Reporting from home in quarantine

Reporting from home in quarantine

Instead of covering on-campus news with access to a TV studio, Josh Meyers is limited to the confines of his New Jersey hometown.
Published: April 16, 2020

The coronavirus pandemic has forced Syracuse University to cancel on-campus classes, sending students home for the rest of the semester and transitioning classes to an online format. SU students now find themselves stuck at home and isolated from all their college friends.

For Josh Meyers, a student journalist and reporter for CitrusTV, this means he must do all his reporting from inside his home on his laptop. Instead of covering on-campus news with access to a full TV studio, he is limited to what he can do from his hometown in Livingston, New Jersey.

The pandemic is extremely challenging for a broadcast and digital journalism freshman who is accustomed to heading to interviews and scenes in order to get a story.

But Meyers has found some joy in being isolated. He has spent a large portion of quarantine walking at a local park.

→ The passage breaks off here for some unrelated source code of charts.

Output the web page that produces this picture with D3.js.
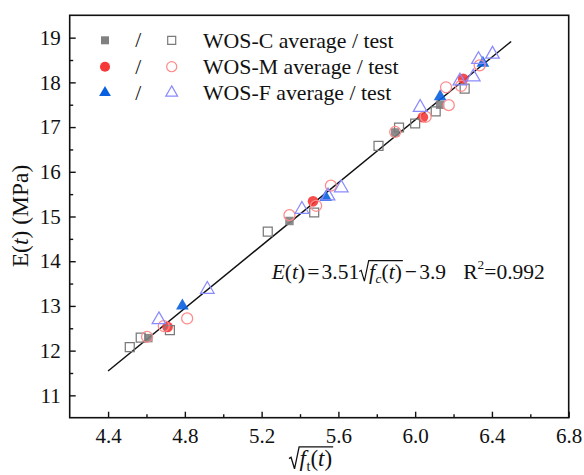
<!DOCTYPE html>
<html>
<head>
<meta charset="utf-8">
<script src="https://cdn.jsdelivr.net/npm/d3@7"></script>
<style>
  html, body { margin: 0; padding: 0; background: #fff; }
  svg { display: block; }
  svg text { font-family: 'Liberation Serif', 'Times New Roman', Times, 'DejaVu Serif', serif; fill: #111; }
</style>
</head>
<body>
<svg id="chart" width="584" height="475"></svg>
<script>
// ---------------- data ----------------
const xMajorTicks = [4.4, 4.8, 5.2, 5.6, 6.0, 6.4, 6.8];
const xMinorTicks = [4.6, 5.0, 5.4, 5.8, 6.2, 6.6];
const yMajorTicks = [11, 12, 13, 14, 15, 16, 17, 18, 19];
const yMinorTicks = [11.5, 12.5, 13.5, 14.5, 15.5, 16.5, 17.5, 18.5];

// WOS-C
const cAvgX  = [4.61, 5.345, 5.896, 6.13];
const cAvgY  = [12.28, 14.90, 16.88, 17.50];
const cTestX = [4.513, 4.570, 4.722, 5.232, 5.474, 5.809, 5.916, 6.000, 6.107, 6.258];
const cTestY = [12.08, 12.29, 12.46, 14.66, 15.09, 16.58, 16.99, 17.08, 17.35, 17.86];
// WOS-M
const mAvgX  = [4.71, 5.468, 6.04, 6.25];
const mAvgY  = [12.53, 15.34, 17.22, 18.08];
const mTestX = [4.603, 4.690, 4.812, 5.345, 5.484, 5.561, 5.896, 6.055, 6.161, 6.175, 6.239, 6.336];
const mTestY = [12.31, 12.55, 12.72, 15.03, 15.24, 15.69, 16.89, 17.23, 17.89, 17.49, 17.92, 18.38];
// WOS-F
const fAvgX  = [4.787, 5.534, 6.130, 6.353];
const fAvgY  = [13.00, 15.43, 17.68, 18.43];
const fTestX = [4.665, 4.917, 5.410, 5.546, 5.615, 6.026, 6.233, 6.303, 6.330, 6.403];
const fTestY = [12.69, 13.37, 15.16, 15.46, 15.64, 17.44, 18.03, 18.12, 18.51, 18.63];

// fit: E = a*sqrt(fc) + b
const fitA = 3.51, fitB = -3.9;
const fitRange = [4.4, 6.5];
const r2Text = "0.992";

const legendLabels = ["WOS-C average / test", "WOS-M average / test", "WOS-F average / test"];

// ---------------- layout ----------------
const svg = d3.select("#chart");
const X0 = 69.7, X1 = 568.7, Y0 = 417.7, Y1 = 15.3;
const x = d3.scaleLinear().domain([4.2, 6.8]).range([X0, X1]);
const y = d3.scaleLinear().domain([10.5, 19.5]).range([Y0, Y1]);
const FONT = "'Liberation Serif', 'Times New Roman', Times, 'DejaVu Serif', serif";

const grayFill = "#808080", grayStroke = "#7a7a7a";
const redFill = "#f53838", redStroke = "#ff8a8a";
const blueFill = "#0860e0", blueStroke = "#8a8aff";

// axes (ticks inward)
const gx = svg.append("g").attr("transform", `translate(0,${Y0})`)
  .call(d3.axisBottom(x).tickValues(xMajorTicks).tickFormat(d3.format(".1f"))
    .tickSizeInner(-6).tickSizeOuter(0).tickPadding(10));
const gxm = svg.append("g").attr("transform", `translate(0,${Y0})`)
  .call(d3.axisBottom(x).tickValues(xMinorTicks).tickFormat("")
    .tickSizeInner(-3.5).tickSizeOuter(0));
const gy = svg.append("g").attr("transform", `translate(${X0},0)`)
  .call(d3.axisLeft(y).tickValues(yMajorTicks).tickFormat(d3.format("d"))
    .tickSizeInner(-6).tickSizeOuter(0).tickPadding(9));
const gym = svg.append("g").attr("transform", `translate(${X0},0)`)
  .call(d3.axisLeft(y).tickValues(yMinorTicks).tickFormat("")
    .tickSizeInner(-3.5).tickSizeOuter(0));
[gx, gxm, gy, gym].forEach(g => {
  g.attr("font-family", null).attr("font-size", null);
  g.select(".domain").remove();
  g.selectAll(".tick line").attr("stroke", "#111").attr("stroke-width", 1.4);
  g.selectAll(".tick text").style("font-family", FONT).attr("font-size", 21).attr("fill", "#111");
});

// frame
svg.append("rect").attr("x", X0).attr("y", Y1).attr("width", X1 - X0).attr("height", Y0 - Y1)
  .attr("fill", "none").attr("stroke", "#111").attr("stroke-width", 1.6);

// fit line
svg.append("line")
  .attr("x1", x(fitRange[0])).attr("y1", y(fitA * fitRange[0] + fitB))
  .attr("x2", x(fitRange[1])).attr("y2", y(fitA * fitRange[1] + fitB))
  .attr("stroke", "#111").attr("stroke-width", 1.5);

// markers
const sq = d3.symbol().type(d3.symbolSquare).size(72);
const ci = d3.symbol().type(d3.symbolCircle).size(90);
const tr = d3.symbol().type(d3.symbolTriangle).size(70);
function pts(xs, ys) { return xs.map((v, i) => [v, ys[i]]); }
function drawMarks(data, sym, fill, stroke, opacity) {
  svg.append("g").selectAll("path").data(data).join("path")
    .attr("d", sym)
    .attr("transform", d => `translate(${x(d[0])},${y(d[1])})`)
    .attr("fill", fill || "none")
    .attr("fill-opacity", opacity || 1)
    .attr("stroke", stroke || "none")
    .attr("stroke-width", 1.25);
}
drawMarks(pts(cAvgX, cAvgY), sq, grayFill, null, 0.9);
drawMarks(pts(mAvgX, mAvgY), ci, redFill, null, 0.9);
drawMarks(pts(fAvgX, fAvgY), tr, blueFill, null, 0.9);
drawMarks(pts(cTestX, cTestY), d3.symbol().type(d3.symbolSquare).size(80), null, grayStroke);
drawMarks(pts(mTestX, mTestY), d3.symbol().type(d3.symbolCircle).size(95), null, redStroke);
drawMarks(pts(fTestX, fTestY), d3.symbol().type(d3.symbolTriangle).size(80), null, blueStroke);

// legend
const legRows = [40.3, 66.7, 92.7];
const legFilled = [[d3.symbol().type(d3.symbolSquare).size(64), grayFill],
                   [d3.symbol().type(d3.symbolCircle).size(80), redFill],
                   [d3.symbol().type(d3.symbolTriangle).size(60), blueFill]];
const legOpen = [[d3.symbol().type(d3.symbolSquare).size(64), grayStroke],
                 [d3.symbol().type(d3.symbolCircle).size(80), redStroke],
                 [d3.symbol().type(d3.symbolTriangle).size(60), blueStroke]];
legendLabels.forEach((lab, i) => {
  const cy = legRows[i];
  svg.append("path").attr("d", legFilled[i][0]).attr("transform", `translate(105,${cy})`)
    .attr("fill", legFilled[i][1]);
  svg.append("text").attr("x", 138.3).attr("y", cy + 7).attr("text-anchor", "middle")
    .attr("font-size", 21.5).text("/");
  svg.append("path").attr("d", legOpen[i][0]).attr("transform", `translate(171.7,${cy})`)
    .attr("fill", "none").attr("stroke", legOpen[i][1]).attr("stroke-width", 1.2);
  svg.append("text").attr("x", 203).attr("y", cy + 7.5).attr("font-size", 21.8).text(lab);
});

// rich text helper
function rich(g, x0, y0, fs, parts) {
  let cx = x0;
  const marks = {};
  parts.forEach(p => {
    if (p.gap) { cx += p.gap * fs; return; }
    if (p.mark) { marks[p.mark] = cx; return; }
    const size = p.sub || p.sup ? fs * 0.62 : fs;
    const dy = p.sub ? fs * 0.22 : (p.sup ? -fs * 0.42 : 0);
    const t = g.append("text").attr("x", cx).attr("y", y0 + dy)
      .attr("font-size", size).attr("font-style", p.i ? "italic" : "normal").text(p.t);
    cx += t.node().getComputedTextLength() + (p.after || 0);
  });
  return { end: cx, marks };
}
function radical(g, xs, xe, yb, fs, sw) {
  const top = yb - 0.83 * fs;
  const p = d3.path();
  p.moveTo(xs, yb - 0.32 * fs);
  p.lineTo(xs + 0.09 * fs, yb - 0.38 * fs);
  p.lineTo(xs + 0.24 * fs, yb + 0.12 * fs);
  p.lineTo(xs + 0.44 * fs, top);
  p.lineTo(xe, top);
  g.append("path").attr("d", p.toString()).attr("fill", "none").attr("stroke", "#111").attr("stroke-width", sw);
}

// equation
{
  const g = svg.append("g");
  const fs = 21.5, yb = 278.5;
  const r = rich(g, 271.7, yb, fs, [
    { t: "E", i: true }, { t: "(" }, { t: "t", i: true }, { t: ")" },
    { gap: 0.1 }, { t: "=" }, { gap: 0.1 }, { t: "3.51" },
    { mark: "rs" }, { gap: 0.46 },
    { t: "f", i: true, after: 0.5 }, { t: "c", i: true, sub: true }, { t: "(" }, { t: "t", i: true }, { t: ")" },
    { mark: "re" }, { gap: 0.14 },
    { t: "\u2212" }, { gap: 0.1 }, { t: "3.9" }, { gap: 0.8 },
    { t: "R" }, { t: "2", sup: true }, { t: "=" + r2Text }
  ]);
  radical(g, r.marks.rs, r.marks.re + 1, yb, fs, 1.2);
}

// y title
svg.append("text")
  .attr("transform", `translate(28,216) rotate(-90)`)
  .attr("text-anchor", "middle").attr("font-size", 23.5)
  .html('E(<tspan font-style="italic">t</tspan>) (MPa)');

// x title: sqrt(f_t(t))
{
  const g = svg.append("g");
  const fs = 23, yb = 466;
  const r = rich(g, 289, yb, fs, [
    { mark: "rs" }, { gap: 0.46 },
    { t: "f", i: true, after: 0.5 }, { t: "t", sub: true }, { t: "(" }, { t: "t", i: true }, { t: ")" },
    { mark: "re" }
  ]);
  radical(g, r.marks.rs, r.marks.re + 1, yb, fs, 1.3);
}
</script>
</body>
</html>
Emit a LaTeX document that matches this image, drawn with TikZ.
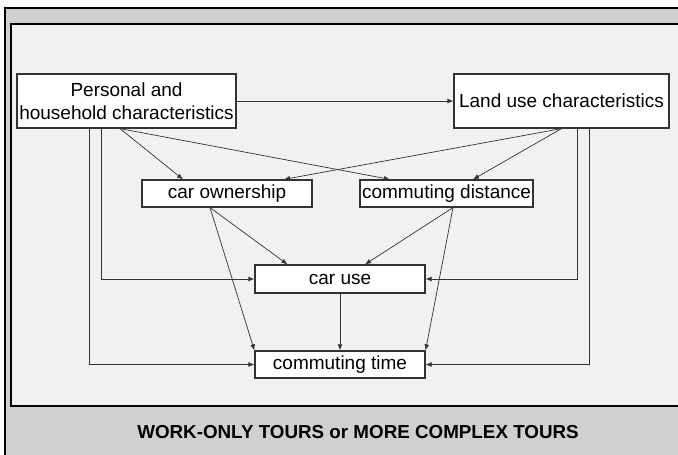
\documentclass[tikz,border=0pt]{standalone}
\usepackage{fontspec}
\setmainfont{Liberation Sans}
\usetikzlibrary{calc,arrows.meta}

\definecolor{panelgray}{HTML}{CFD0CF}
\definecolor{panelbg}{HTML}{F1F1F1}
\definecolor{linegray}{HTML}{333333}

\tikzset{
  factor/.style={draw=linegray, line width=0.6pt, fill=white, inner sep=0pt,
    align=center, font=\fontsize{9.5}{11.4}\selectfont},
  link/.style={-{Latex[length=3pt,width=2.4pt]}, draw=linegray, line width=0.35pt},
}

\begin{document}
\begin{tikzpicture}[x=0.5pt, y=-0.5pt]
\clip (0,0) rectangle (678,454);
% Panels
  \draw[fill=panelgray, line width=0.9pt] (5,8) rectangle (712,470);
  \draw[fill=panelbg, line width=0.9pt] (11,24) rectangle (706,406);
  \node[font=\bfseries\fontsize{9.4}{11}\selectfont] (tours) at (358,432)
    {WORK-ONLY TOURS or MORE COMPLEX TOURS};
% Factors
  \node[factor, minimum width=109.5pt, minimum height=27pt] (pers) at (126.5,101)
    {Personal and\\household characteristics};
  \node[factor, minimum width=107.5pt, minimum height=27pt] (land) at (561.5,101)
    {Land use characteristics};
  \node[factor, minimum width=85pt, minimum height=13.5pt] (own) at (227,193.5) {car ownership};
  \node[factor, minimum width=86.5pt, minimum height=13.5pt] (dist) at (446.5,193.5) {commuting distance};
  \node[factor, minimum width=85pt, minimum height=14pt] (use) at (340,279) {car use};
  \node[factor, minimum width=85pt, minimum height=13.5pt] (time) at (340,364.5) {commuting time};
% Links
  \draw[link] (pers.east) -- (land.west);
  \draw[link] ($(pers.south)+(-6.5,0)$) -- ($(own.north)+(-44,0)$);
  \draw[link] ($(pers.south)+(-6.5,0)$) -- ($(dist.north)+(-56.5,0)$);
  \draw[link] (land.south) -- ($(own.north)+(57,0)$);
  \draw[link] (land.south) -- ($(dist.north)+(26.5,0)$);
  \draw[link] ($(own.south)+(-17,0)$) -- ($(use.north)+(-52.5,0)$);
  \draw[link] ($(own.south)+(-17,0)$) -- (time.north west);
  \draw[link] ($(dist.south)+(6.5,0)$) -- ($(use.north)+(25,0)$);
  \draw[link] ($(dist.south)+(6.5,0)$) -- (time.north east);
  \draw[link] (use.south) -- (time.north);
% Side links
  \draw[link] ($(pers.south west)+(85,0)$) |- (use.west);
  \draw[link] ($(pers.south west)+(73,0)$) |- (time.west);
  \draw[link] ($(land.south west)+(124,0)$) |- (use.east);
  \draw[link] ($(land.south west)+(136,0)$) |- (time.east);
\end{tikzpicture}
\end{document}
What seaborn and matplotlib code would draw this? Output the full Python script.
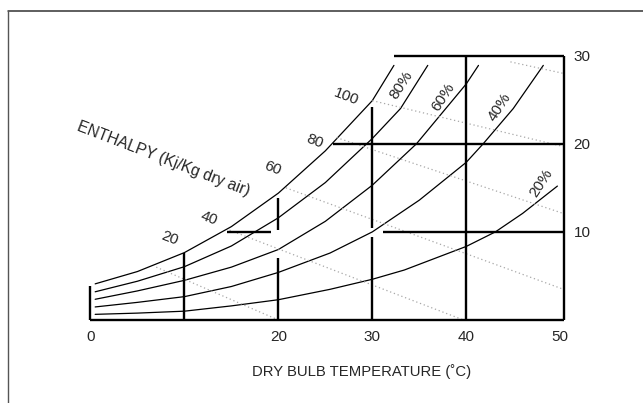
import matplotlib
matplotlib.use("Agg")
import matplotlib.pyplot as plt
from matplotlib.lines import Line2D
import numpy as np
import pandas as pd
import seaborn as sns

# --- Relative-humidity curves (dry bulb °C vs moisture content g/kg) ---
temp_100 = [0.5, 5, 10, 15, 20, 25, 30, 32.3]
moist_100 = [4.1, 5.5, 7.65, 10.6, 14.4, 19.2, 24.9, 28.9]
temp_80 = [0.5, 5, 10, 15, 20, 25, 30, 33, 35.9]
moist_80 = [3.2, 4.4, 6.05, 8.4, 11.6, 15.6, 20.6, 24.0, 28.9]
temp_60 = [0.5, 5, 10, 15, 20, 25, 30, 34.7, 40, 41.3]
moist_60 = [2.35, 3.3, 4.5, 6.0, 8.0, 11.2, 15.3, 20.0, 26.8, 28.9]
temp_40 = [0.5, 5, 10, 15, 20, 25.5, 30, 35, 40, 41.8, 45, 48.2]
moist_40 = [1.48, 2.0, 2.65, 3.8, 5.4, 7.6, 10.0, 13.6, 17.9, 20.0, 24.0, 28.9]
temp_20 = [0.5, 5, 10, 15, 20, 25.5, 30, 33.4, 40, 43.1, 46, 49.7]
moist_20 = [0.64, 0.78, 1.0, 1.6, 2.3, 3.48, 4.62, 5.67, 8.35, 10.0, 12.1, 15.2]

rh_labels = ["80%", "60%", "40%", "20%"]
rh_label_t = [33.1, 37.5, 43.5, 48.0]
rh_label_w = [26.7, 25.3, 24.2, 15.5]

# --- Constant-enthalpy lines (kJ/kg dry air) ---
enthalpy = [20, 40, 60, 80, 100, 120]
enth_t_start = [7.0, 14.8, 20.8, 26.2, 30.0, 44.7]
enth_w_start = [6.0, 10.2, 15.0, 20.7, 24.9, 29.3]
enth_t_end = [20.0, 39.7, 50.3, 50.3, 50.3, 50.3]
enth_w_end = [0.0, 0.0, 3.5, 12.1, 19.7, 28.0]

enth_labels = ["20", "40", "60", "80", "100"]
enth_label_t = [8.4, 12.6, 19.4, 23.9, 27.2]
enth_label_w = [9.3, 11.5, 17.2, 20.3, 25.3]

# --- Heavy reference grid (drawn only below the saturation curve) ---
vert_x = [0, 10, 20, 20, 30, 30, 40, 50.35]
vert_lo = [0, 0, 0, 10.2, 0, 10.4, 0, 0]
vert_hi = [3.9, 7.65, 7.0, 13.8, 9.45, 24.2, 30, 30]
horiz_y = [0, 10, 10, 20, 30]
horiz_lo = [0, 14.5, 31.1, 25.8, 32.3]
horiz_hi = [50.35, 19.2, 50.35, 50.35, 50.35]

x_ticks = [0, 20, 30, 40, 50]
y_ticks = [10, 20, 30]

sns.set_style("white")
plt.rcParams["font.family"] = ["Liberation Sans", "DejaVu Sans"]

fig = plt.figure(figsize=(6.43, 4.03), dpi=100)
ax = fig.add_axes([0.1407, 0.2060, 0.7364, 0.6558])
ax.set_xlim(0, 50.4)
ax.set_ylim(0, 30)
for s in ax.spines.values():
    s.set_visible(False)

# humidity curves
curves = []
for name, t, w in [("100", temp_100, moist_100), ("80", temp_80, moist_80),
                   ("60", temp_60, moist_60), ("40", temp_40, moist_40),
                   ("20", temp_20, moist_20)]:
    curves.append(pd.DataFrame({"temp": t, "moist": w, "curve": name}))
rh_df = pd.concat(curves, ignore_index=True)
sns.lineplot(data=rh_df, x="temp", y="moist", units="curve", estimator=None,
             sort=False, color="black", lw=0.9, ax=ax, legend=False)

# enthalpy lines
enth_rows = []
for h, t0, w0, t1, w1 in zip(enthalpy, enth_t_start, enth_w_start, enth_t_end, enth_w_end):
    enth_rows.append({"temp": t0, "moist": w0, "h": h})
    enth_rows.append({"temp": t1, "moist": w1, "h": h})
enth_df = pd.DataFrame(enth_rows)
sns.lineplot(data=enth_df, x="temp", y="moist", units="h", estimator=None,
             sort=False, color="#a8a8a8", lw=0.9, linestyle=(0, (1, 2.2)),
             ax=ax, legend=False)

# heavy grid segments
ax.vlines(vert_x, vert_lo, vert_hi, color="black", lw=1.7, clip_on=False)
ax.hlines(horiz_y, horiz_lo, horiz_hi, color="black", lw=1.7, clip_on=False)

# labels on curves
for lab, t, w in zip(rh_labels, rh_label_t, rh_label_w):
    ax.text(t, w, lab, rotation=57, ha="center", va="center",
            rotation_mode="anchor", fontsize=11)
for lab, t, w in zip(enth_labels, enth_label_t, enth_label_w):
    ax.text(t, w, lab, rotation=-21, ha="center", va="center",
            rotation_mode="anchor", fontsize=11)
ax.text(7.8, 18.3, "ENTHALPY (Kj/Kg dry air)", rotation=-21, ha="center",
        va="center", rotation_mode="anchor", fontsize=11.3)

ax.set_xticks(x_ticks)
ax.set_xticklabels([str(v) for v in x_ticks])
ax.yaxis.tick_right()
ax.set_yticks(y_ticks)
ax.set_yticklabels([str(v) for v in y_ticks])
ax.tick_params(axis="x", length=0, pad=7, labelsize=11)
ax.tick_params(axis="y", length=0, pad=7, labelsize=11)
ax.set_xlabel("")
ax.set_ylabel("")

fig.text(362 / 643, 1 - 372 / 403, "DRY BULB TEMPERATURE (˚C)", ha="center",
         va="center", fontsize=10.7)

# page frame
fig.add_artist(Line2D([7.5 / 643, 1.0], [1 - 11 / 403, 1 - 11 / 403],
                      transform=fig.transFigure, color="#333333", lw=1.1))
fig.add_artist(Line2D([7.5 / 643, 7.5 / 643], [1 - 11 / 403, 0.0],
                      transform=fig.transFigure, color="#555555", lw=1.0))

fig.savefig("out.png", dpi=100)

The transition has taught Josh to take advantage of the situation he’s forced into and to better appreciate nature and family.

To keep his mind off of the current crisis, Meyers has found himself snapping pictures of nature and animals and posting it on his social media accounts as an alternative to field reporting.

Meyers said he misses reporting in a TV studio, but he has realized that appreciating the world around him during this moment has certainly been a good replacement in the meantime.